Most of this first wave of designs target adapting Shimano cranks into BB30-sized frame shells—so-called converter or conversion bottom brackets—since this style is in high demand. But expect the same tricks to trickle down to other sizes and bottom bracket applications.

“Using separate left and right cups means they can articulate independently; they can creak and walk right out of the frame,” said Adam Haverstock, Praxis Works’ director of marketing and sales.

“By going to a cartridge-style design, our bearings index off each other and are not as impacted by damaged or out-of-tolerance shells,” he said. 

The $85 Praxis Conversion BB is designed to adapt Shimano cranks to BB30 or with a shim to PF30 frames. It offers a similarly designed version for Specialized OSBB bottom bracket shells. 

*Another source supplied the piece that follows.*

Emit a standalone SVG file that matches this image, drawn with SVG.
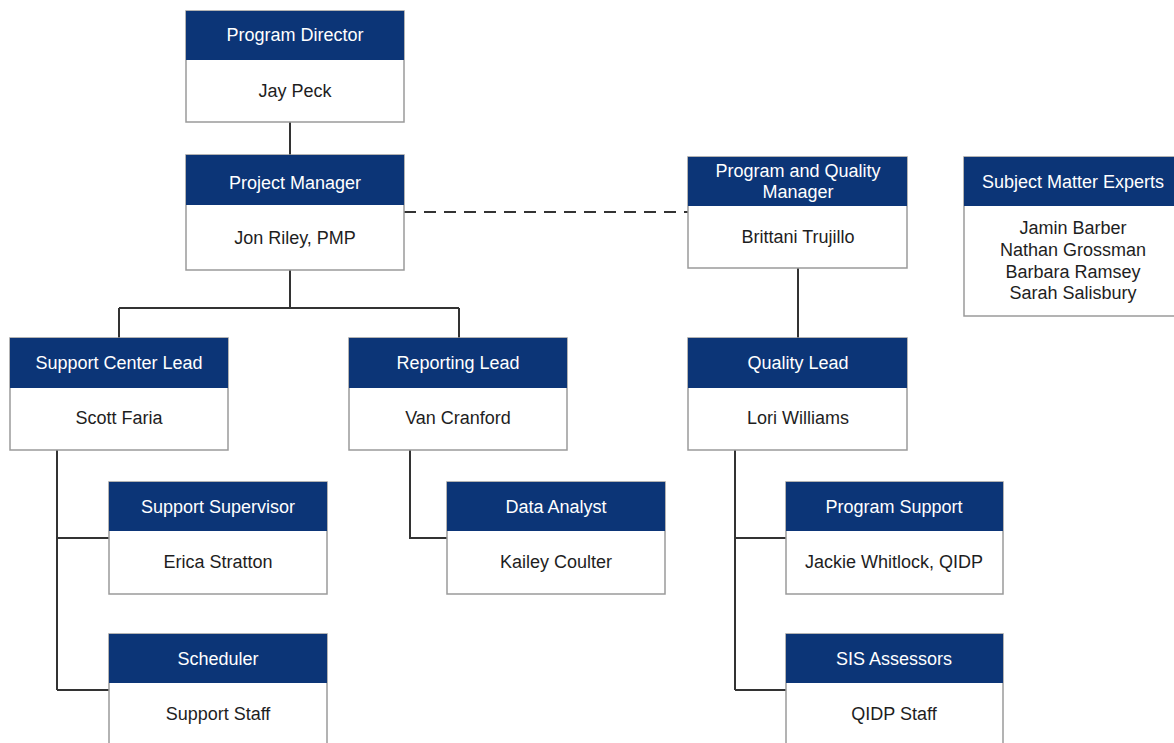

The non-drive part of Praxis’ aluminum cartridge is press fit into any BB30 frame with a headset press. The drive side of the cartridge is threaded into the non-drive side using standard Shimano external bottom bracket tools.

As the drive side cup is threaded in, it expands a collet pressing against the drive-side bearing seat in the shell. This “locks” the cartridge to the shell, which should eliminate creak and keep the cups from moving within the shell. 

The cartridge has a slight hourglass shape to provide clearance within the shell to eliminate any potential for noise there.

Praxis includes a Delrin shim with its BB30 cartridge for use with the larger PF30. Similar to installation into a BB30 shell, the non-drive side of the cartridge and shim are pressed into the shell, and the drive side is threaded in. As the collet expands it presses the Delrin into the shell.

Real World Cycling (RWC) converters are based on KCNC aluminum cartridges and use Enduro bearings. They range in price from $55 to $130 depending on bearing choice—standard, angular contact or ceramic. The cartridges adapt Shimano cranks, as well as most GXP cranks, to BB30 frames. RWC offers a different cartridge to adapt Shimano cranks to the larger PF30 shell.

In addition to the cartridge approach, these RWC bottom brackets minimize metal-on-metal contact, and out-of-spec shells, by using O-rings to isolate the cartridge from the bottom bracket shell.

“You cannot face or ream a carbon frame, so you have to be able to deal with things being slightly out of spec. There is just enough give in the O-rings that you should be able to push the cups in with your hand or lightly with a press,” said Chris Streeter, Real World Cycling’s owner.

“In metal shells, minimizing metal-on-metal contact with the O-rings should help eliminate creak as well,” he added.

Once the cups are pushed in, they are threaded together with standard Shimano bottom bracket tools until the cups meet in the center and contact is made between the flanges and the shell.

Wheels Manufacturing recently released an aluminum cup PF30 bottom bracket that is not an adapter design—it works with BB30 cranks. It’s available with traditional bearings for $49, and angular contact bearing and ceramic bearing options are priced accordingly.

Like the RWC cartridges, it uses O-rings to minimize metal-on-metal contact. But its two bearing cups press together like OEM systems; they are not threaded together like in the cartridge designs. Since the cups are alloy the bearings can be replaced.

In addition to stopping creak and bearing creep, shops also have to be able to fit single or double cranks to mountain bikes or triples to road bikes with non-threaded shells.

Wheels Manufacturing’s $200 BB30/PF30 65-piece Universal Adapter kit help shops deal with non-standard requests. It provides enough adapters to fit four Shimano cranks, and four SRAM cranks to most styles of non-threaded bottom brackets, including mountain bikes, 2x10 systems, narrow-shell road bikes, road triples and other combinations.

“It’s not only getting Shimano cranks into BB30 frames; shops are dealing with single, double and triple road and mountain bike systems. This kit not only provides the right adapters for cranks, it also offers wave-washers so shops can adjust chainline,” said Dan DePaemelaere, Wheels Manufacturing sales manager.